“Fake news” is a term that’s been thrown around a lot in recent times.
Whether it’s Donald Trump or other people in the media, it’s clear that not everything people read on social media these days is true. As technology continues to evolve and more aspects of life become increasingly digital, it’s no surprise that fake news stories pop up on social media sites regularly. New research has revealed just who is sharing and spreading these stories and it turns out it is older members of the community who are apparently falling for the tricks and sharing the most amount of these articles online.
A study published in Science Advances has found over-65s share nearly seven times as many articles from fake news sites as the youngest age group analysed. Generally this fake or misleading content is dressed up to look like legitimate news articles, mostly in a bid to generate ad revenue.
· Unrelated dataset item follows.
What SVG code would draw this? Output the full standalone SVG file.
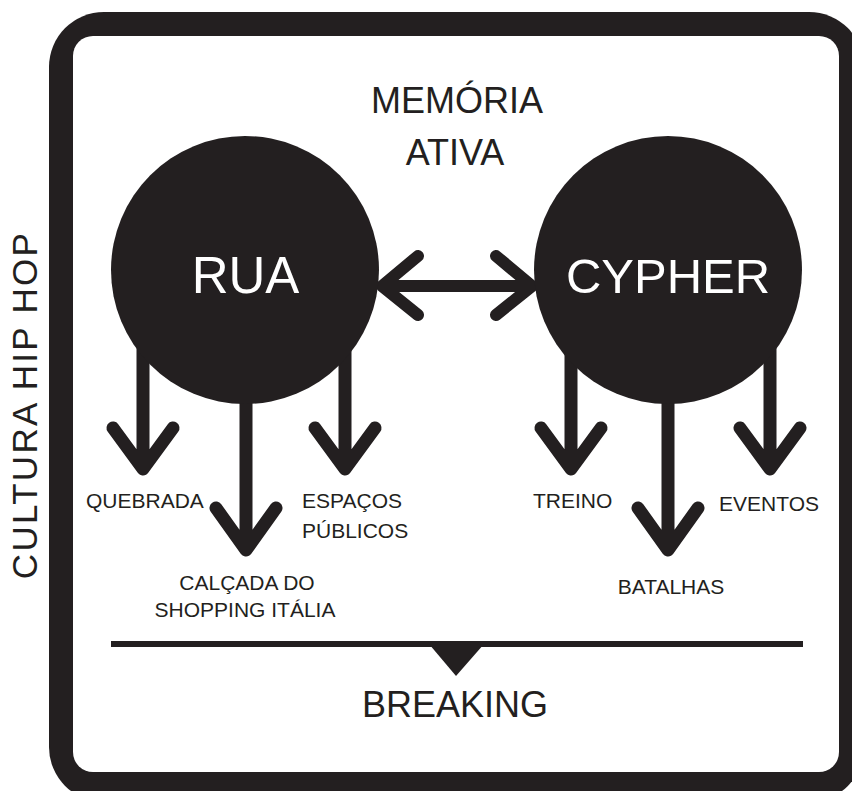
<svg xmlns="http://www.w3.org/2000/svg" width="852" height="791" viewBox="0 0 852 791">
<style>
.t{font-family:"Liberation Sans",Arial,sans-serif;fill:#231f20}
.w{font-family:"Liberation Sans",Arial,sans-serif;fill:#ffffff}
.ar{fill:none;stroke:#231f20;stroke-width:13;stroke-linecap:round;stroke-linejoin:round}
.ar2{fill:none;stroke:#231f20;stroke-width:12;stroke-linecap:round;stroke-linejoin:round}
</style>
<rect x="0" y="0" width="852" height="791" fill="#ffffff"/>
<g id="frame">
<rect x="49" y="12" width="815" height="790" rx="55" fill="#231f20"/>
<rect x="73" y="36" width="766" height="736" rx="20" fill="#ffffff"/>
</g>
<g id="connectors">
<path class="ar" d="M143,335 V469 M113,428 L143,469 L173,428"/>
<path class="ar" d="M246,380 V550 M216,508 L246,550 L276,508"/>
<path class="ar" d="M345,335 V469 M315,428 L345,469 L375,428"/>
<path class="ar" d="M571,335 V469 M541,428 L571,469 L601,428"/>
<path class="ar" d="M668,380 V550 M638,508 L668,550 L698,508"/>
<path class="ar" d="M770,335 V469 M740,428 L770,469 L800,428"/>
<path class="ar2" d="M382,286 H532 M418,256 L382,286 L418,315 M496,256 L532,286 L496,315"/>
</g>
<g id="rua">
<circle cx="245" cy="270" r="134" fill="#231f20"/>
<text class="w" x="245.5" y="293" font-size="51" text-anchor="middle">RUA</text>
</g>
<g id="cypher">
<circle cx="668" cy="270" r="134" fill="#231f20"/>
<text class="w" x="668" y="293" font-size="49" text-anchor="middle">CYPHER</text>
</g>
<g id="memoria">
<text class="t" x="457" y="113" font-size="36" text-anchor="middle">MEMÓRIA</text>
<text class="t" x="455" y="165" font-size="36" text-anchor="middle">ATIVA</text>
</g>
<g id="cultura">
<text class="t" transform="translate(37,405) rotate(-90)" font-size="35" letter-spacing="2.3" text-anchor="middle">CULTURA HIP HOP</text>
</g>
<g id="quebrada"><text class="t" x="86" y="508" font-size="21">QUEBRADA</text></g>
<g id="espacos">
<text class="t" x="302" y="508" font-size="21">ESPAÇOS</text>
<text class="t" x="302" y="538" font-size="21">PÚBLICOS</text>
</g>
<g id="calcada">
<text class="t" x="247" y="590" font-size="21" text-anchor="middle">CALÇADA DO</text>
<text class="t" x="245" y="617" font-size="21" text-anchor="middle">SHOPPING ITÁLIA</text>
</g>
<g id="treino"><text class="t" x="533" y="508" font-size="21">TREINO</text></g>
<g id="eventos"><text class="t" x="719" y="511" font-size="21">EVENTOS</text></g>
<g id="batalhas"><text class="t" x="671" y="594" font-size="21" text-anchor="middle">BATALHAS</text></g>
<g id="breaking">
<rect x="111" y="641" width="692" height="6" fill="#231f20"/>
<polygon points="429,644 484,644 456,676" fill="#231f20"/>
<text class="t" x="455" y="717" font-size="36" text-anchor="middle">BREAKING</text>
</g>
</svg>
This makes it difficult for social media users to determine what is real and what is not.
As part of the American study, researchers analysed data from participants’ Facebook sharing history, looking at how many times users posted fake news on their account. While sharing this content wasn’t a common occurrence, the older generation — particularly people over 65 — were noted as those most likely to do so. According to the researchers, this was true even when comparing demographic characteristics.
“Our most robust finding is that the oldest Americans, especially those over 65, were more likely to share fake news to their Facebook friends,” the study explained. “This is true even when holding other characteristics – including education, ideology, and partisanship – constant. No other demographic characteristic seems to have a consistent effect on sharing fake news, making our age finding that much more notable.”
In fact, a total of 11 per cent of users older than 65 shared a hoax, compared to 3 per cent of users aged between 18 and 29. When it came to Facebook, older people shared more than twice as many fake news articles as the youngest age group.
The study put blame on over 65s for sharing the content, albeit a small proportion of the population, with very few in their late teens to late twenties falling for the tricks.
“Over 65 implies that being in the oldest age group was associated with sharing nearly seven times as many articles from fake news domains on Facebook as those in the youngest age group, or about 2.3 times as many as those in the next oldest age group, holding the effect of ideology, education, and the total number of web links shared constant,” the study read.
Researchers said there needed to be further education for particularly vulnerable subgroups, including people over the age of 65, about fake news. Fake news — which is false or misleading information that appears to resemble a news article — gained prominence during and after the 2016 US election.
“If seniors are more likely to share fake news than younger people, then there are important implications for how we might design interventions to reduce the spread of fake news,” Andrew Guess, assistant professor of politics and public affairs at Princeton University, said in a statement earlier this year.